Taking all this into account, there is apparently a distinct line separating acceptable and inappropriate sarcasm. The word “sarcasm” generally seems to have a negative connotation. Perhaps this is why there is a tendency for those who employ it in their writing or oration to call themselves satirists instead of “sarcasmists.”

After all, one would have to admit that satirist Jonathan Swift, in writing A Modest Proposal, was employing a significant amount of sarcasm when he offered suggestions for eliminating poverty in Ireland in the 18th century. Amongst his suggestions was the sale – for the purpose of consumption – of children from poor families to wealthy consumers.
So, what are we left with?

Sarcasm – in the guise of wit or satire – is a valuable tool for commenting on social or political issues if used appropriately.

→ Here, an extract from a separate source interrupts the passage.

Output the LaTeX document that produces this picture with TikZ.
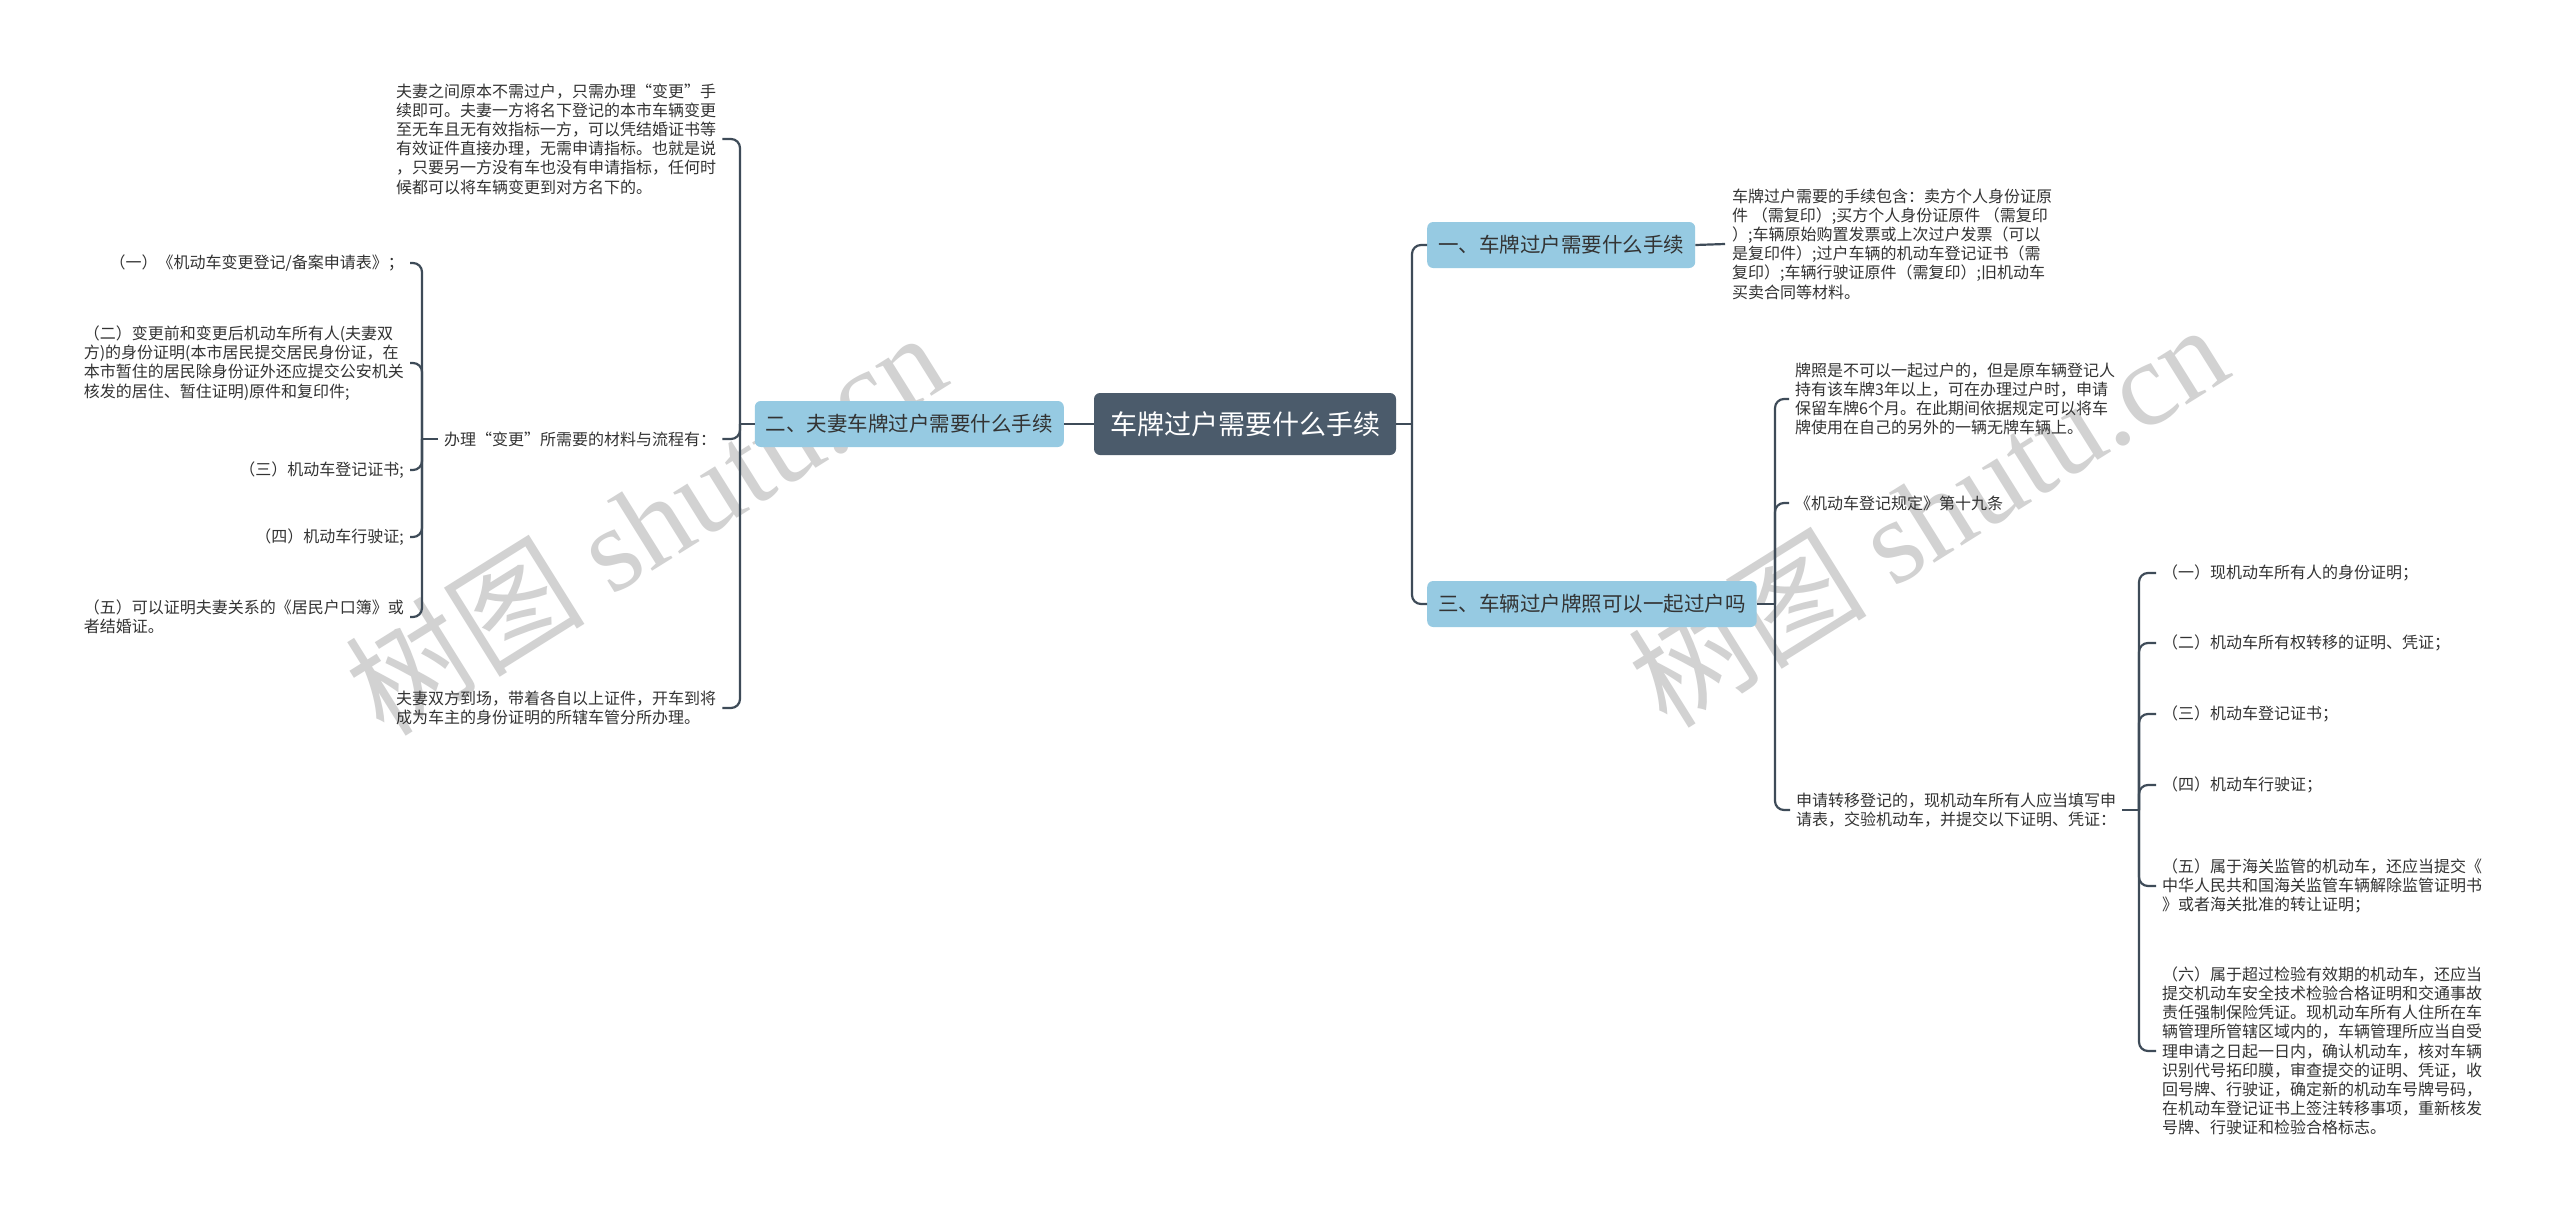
\documentclass[tikz,border=0pt]{standalone}
\usepackage{fontspec}
\setmainfont{Noto Sans CJK SC}
\newfontfamily\wmfont{Liberation Serif}
\definecolor{lc}{HTML}{3E4B58}
\definecolor{rootc}{HTML}{4B5B6B}
\definecolor{brc}{HTML}{96CAE2}
\definecolor{tc}{HTML}{333333}
\definecolor{wmc}{HTML}{D2D2D2}
\begin{document}
\begin{tikzpicture}[x=1pt,y=-1pt,
  conn/.style={draw=lc,line width=2.2pt,rounded corners=9pt},
  txt/.style={inner sep=0pt,align=left,text=tc,font=\fontsize{16}{19.2}\selectfont},
  rootbox/.style={fill=rootc,rounded corners=6pt,text=white,font=\fontsize{27}{30}\selectfont,inner xsep=16pt,inner ysep=0pt,minimum height=62pt},
  brbox/.style={fill=brc,rounded corners=6pt,text=tc,font=\fontsize{20.5}{24}\selectfont,inner xsep=11pt,inner ysep=0pt,minimum height=46pt},
  wm/.style={text=wmc,rotate=32,font=\fontsize{120}{130}\selectfont}]
\useasboundingbox (0,0) rectangle (2560,1221);
\fill[white] (0,0) rectangle (2560,1221);

% watermarks
\node[wm] (wm1) at (645,522) {树图 {\wmfont shutu.cn}};
\node[wm] (wm2) at (1927,514) {树图 {\wmfont shutu.cn}};

% main nodes
\node[rootbox] (root) at (1245,424) {车牌过户需要什么手续};
\node[brbox,anchor=west] (b1) at (1427,245) {一、车牌过户需要什么手续};
\node[brbox,anchor=west] (b3) at (1427,604) {三、车辆过户牌照可以一起过户吗};
\node[brbox,anchor=east] (b2) at (1064,424) {二、夫妻车牌过户需要什么手续};

% right: branch 1 child
\node[txt,anchor=west] (n1a) at (1732,244) {车牌过户需要的手续包含：卖方个人身份证原\\
件 （需复印）;买方个人身份证原件 （需复印\\
）;车辆原始购置发票或上次过户发票（可以\\
是复印件）;过户车辆的机动车登记证书（需\\
复印）;车辆行驶证原件（需复印）;旧机动车\\
买卖合同等材料。};

% right: branch 3 children
\node[txt,anchor=west] (n3a) at (1795,399) {牌照是不可以一起过户的，但是原车辆登记人\\
持有该车牌3年以上，可在办理过户时，申请\\
保留车牌6个月。在此期间依据规定可以将车\\
牌使用在自己的另外的一辆无牌车辆上。};
\node[txt,anchor=west] (n3b) at (1795,503) {《机动车登记规定》第十九条};
\node[txt,anchor=west] (n3c) at (1796,810) {申请转移登记的，现机动车所有人应当填写申\\
请表，交验机动车，并提交以下证明、凭证：};

% children of n3c
\node[txt,anchor=west] (c1) at (2162,573) {（一）现机动车所有人的身份证明；};
\node[txt,anchor=west] (c2) at (2162,643) {（二）机动车所有权转移的证明、凭证；};
\node[txt,anchor=west] (c3) at (2162,714) {（三）机动车登记证书；};
\node[txt,anchor=west] (c4) at (2162,785) {（四）机动车行驶证；};
\node[txt,anchor=west] (c5) at (2162,886) {（五）属于海关监管的机动车，还应当提交《\\
中华人民共和国海关监管车辆解除监管证明书\\
》或者海关批准的转让证明；};
\node[txt,anchor=west] (c6) at (2162,1051) {（六）属于超过检验有效期的机动车，还应当\\
提交机动车安全技术检验合格证明和交通事故\\
责任强制保险凭证。现机动车所有人住所在车\\
辆管理所管辖区域内的，车辆管理所应当自受\\
理申请之日起一日内，确认机动车，核对车辆\\
识别代号拓印膜，审查提交的证明、凭证，收\\
回号牌、行驶证，确定新的机动车号牌号码，\\
在机动车登记证书上签注转移事项，重新核发\\
号牌、行驶证和检验合格标志。};

% left: branch 2 children
\node[txt,anchor=west] (L1) at (396,139) {夫妻之间原本不需过户，只需办理“变更”手\\
续即可。夫妻一方将名下登记的本市车辆变更\\
至无车且无有效指标一方，可以凭结婚证书等\\
有效证件直接办理，无需申请指标。也就是说\\
，只要另一方没有车也没有申请指标，任何时\\
候都可以将车辆变更到对方名下的。};
\node[txt,anchor=west] (L2) at (444,439) {办理“变更”所需要的材料与流程有：};
\node[txt,anchor=west] (L3) at (396,708) {夫妻双方到场，带着各自以上证件，开车到将\\
成为车主的身份证明的所辖车管分所办理。};

% children of L2
\node[txt,anchor=east] (s1) at (404,263) {（一）《机动车变更登记/备案申请表》；};
\node[txt,anchor=east] (s2) at (404,363) {（二）变更前和变更后机动车所有人(夫妻双\\
方)的身份证明(本市居民提交居民身份证，在\\
本市暂住的居民除身份证外还应提交公安机关\\
核发的居住、暂住证明)原件和复印件;};
\node[txt,anchor=east] (s3) at (404,470) {（三）机动车登记证书;};
\node[txt,anchor=east] (s4) at (404,537) {（四）机动车行驶证;};
\node[txt,anchor=east] (s5) at (404,617) {（五）可以证明夫妻关系的《居民户口簿》或\\
者结婚证。};

% junctions
\coordinate (j0) at (1412,424);
\coordinate (j2) at (740,424);
\coordinate (j3) at (1775,604);
\coordinate (j4) at (2139,810);
\coordinate (j5) at (422,439);

% connectors
\draw[conn] (root.east) -- (j0);
\draw[conn] (j0) |- (b1.west);
\draw[conn] (j0) |- (b3.west);
\draw[conn] (root.west) -- (b2.east);
\draw[conn] (b1.east) -- ([xshift=-7pt]n1a.west);

\draw[conn] (b3.east) -- (j3);
\draw[conn] (j3) |- ([xshift=-6pt]n3a.west);
\draw[conn] (j3) |- ([xshift=-6pt]n3b.west);
\draw[conn] (j3) |- ([xshift=-6pt]n3c.west);

\draw[conn] ([xshift=6pt]n3c.east) -- (j4);
\foreach \c in {c1,c2,c3,c4,c5,c6}{
  \draw[conn] (j4) |- ([xshift=-6pt]\c.west);
}

\draw[conn] (b2.west) -- (j2);
\draw[conn] (j2) |- ([xshift=6pt]L1.east);
\draw[conn] (j2) |- ([xshift=6pt]L2.east);
\draw[conn] (j2) |- ([xshift=6pt]L3.east);

\draw[conn] ([xshift=-6pt]L2.west) -- (j5);
\foreach \s in {s1,s2,s3,s4,s5}{
  \draw[conn] (j5) |- ([xshift=6pt]\s.east);
}
\end{tikzpicture}
\end{document}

It helps writers or orators convey the ridiculousness or absurdity of an issue with a kind of dry or dark humour that interests the public.

For this reason it seems to me that proficiency use in sarcasm, or at least the ability to recognize it, should be a skill cultivated throughout one’s university career. It’s a valuable and necessary addition to anyone’s storehouse of debating skills.

Now, in getting back to the original issue of the seemliness of finding pleasure in doling out sarcasm, what’s the verdict? I think it’s OK as long as we’ve exercised responsibility and discretion when using it.

And, because interspersing the sobriety of mainstream journalism with some humour offers a laugh to break-up the ennui of someone’s day, I can breathe easy knowing that using sarcasm does indeed serve some higher purpose, in addition to providing me with petty satisfaction.